Reputation: 13
I want to extract only specific words inside parenthesis. For example, if I had a word list ['foo', 'bar'] and a string "alpha bravo (charlie foo bar delta) foxtrot", I want to get "alpha bravo foo bar foxtrot" by the extraction. I've already tried but failed.
word_list = ['foo', 'bar']
string = 'alpha bravo (charlie foo bar delta) foxtrot'
print(re.sub(r"\([^()]*\b({})\b[^()]*\)".format('|'.join(word_list)), r'\1', string, flags = re.I))
I expected to get "alpha bravo foo bar foxtrot" but the result was "alpha bravo bar foxtrot". Would you like to tell me how to solve this problem?
Upvotes: 1
Views: 136
Reputation: 521289
Here is a regex based approach using re.sub
with callback logic:
word_list = ['foo', 'bar']
regex = r'\b(?:' + '|'.join(word_list) + r')\b' # \b(?:foo|bar)\b
string = 'alpha bravo (charlie foo bar delta) foxtrot'
def repl(m):
if m.group(1):
return ' '.join(re.findall(regex, m.group(1)))
else:
return m.group(0)
print(re.sub(r'\((.*?)\)|\w+', repl, string))
This prints:
alpha bravo foo bar foxtrot
For an explanation, we do a global regex search on the following pattern:
\((.*?)\)|\w+
This will attempt to match, first, any terms in parentheses. If it finds such a match, it will then pass the entire match to the callback function repl()
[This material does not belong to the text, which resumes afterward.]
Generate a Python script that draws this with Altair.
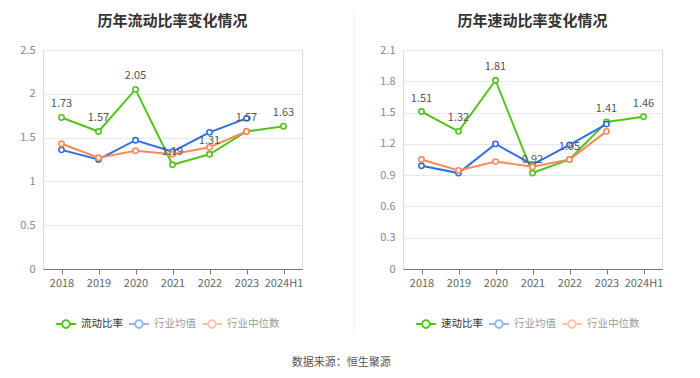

. This callback function will use re.findall
on your list of words to retain only the matches you want from the parentheses. Otherwise, the above regex will just find one word at a time.
Upvotes: 1
Reputation: 5889
Here is my homemade recipe
import re
word_list = ['foo', 'bar']
string = 'alpha bravo (charlie foo bar delta) foxtrot'
string = re.split('\(|\)',string)
text = [string[0],string[2]]
count = 0
for elements in string[1].split():
if elements in word_list:
count += 1
text.insert(count,elements+' ')
print(''.join(text))
Upvotes: 0